The SPT is designed to pierce the mystery behind dark energy, an unknown force that dominates the universe. The solution to that mystery will determine whether what Einstein considered his greatest blunder was actually one of his greatest achievements.

Astrophysicists know the universe has been expanding since the big bang occurred 13.8 billion years ago. In the late 1990s, astronomers using exploding stars as cosmic tape measures discovered that the expansion of the universe is accelerating. This led to the idea that dark energy pushes the universe apart, overwhelming gravity, the attractive force exerted by all matter in the universe.

Primary funding for the $19.2 million SPT comes from the National Science Foundation, with additional support from the Kavli Foundation of Oxnard, Calif., and the Gordon and Betty Moore Foundation of San Francisco.

The telescope stands 70-feet tall, measures 33-feet across and weighs 280 tons.

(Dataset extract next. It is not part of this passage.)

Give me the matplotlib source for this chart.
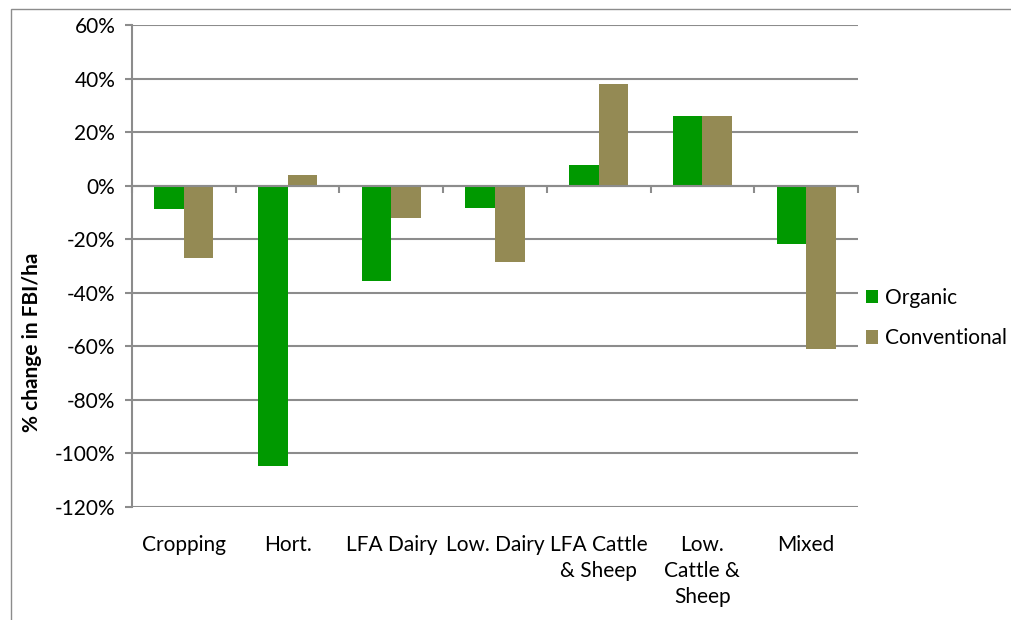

It was test-assembled in Kilgore, Texas, then taken apart, shipped by boat to New Zealand, and flown to the South Pole. Since November, the SPT team has worked furiously to reassemble and deploy the instrument.

The cold, dry atmosphere above the South Pole allows the telescope to more easily detect the cosmic microwave background radiation, or the CMB, the afterglow of the big bang, with minimal interference from water vapor. On the electromagnetic spectrum, the CMB falls somewhere between heat radiation and radio waves.

Though largely uniform, the CMB contains tiny ripples of varying density and temperature. These ripples reflect the seeds, which, through gravitational attraction, grew into the galaxies and galaxy clusters visible to astronomers in the sky today. The SPT's first key project will be to study small variations in the CMB to determine if dark energy began to affect the formation of galaxy clusters by overwhelming gravity over the last few billion years.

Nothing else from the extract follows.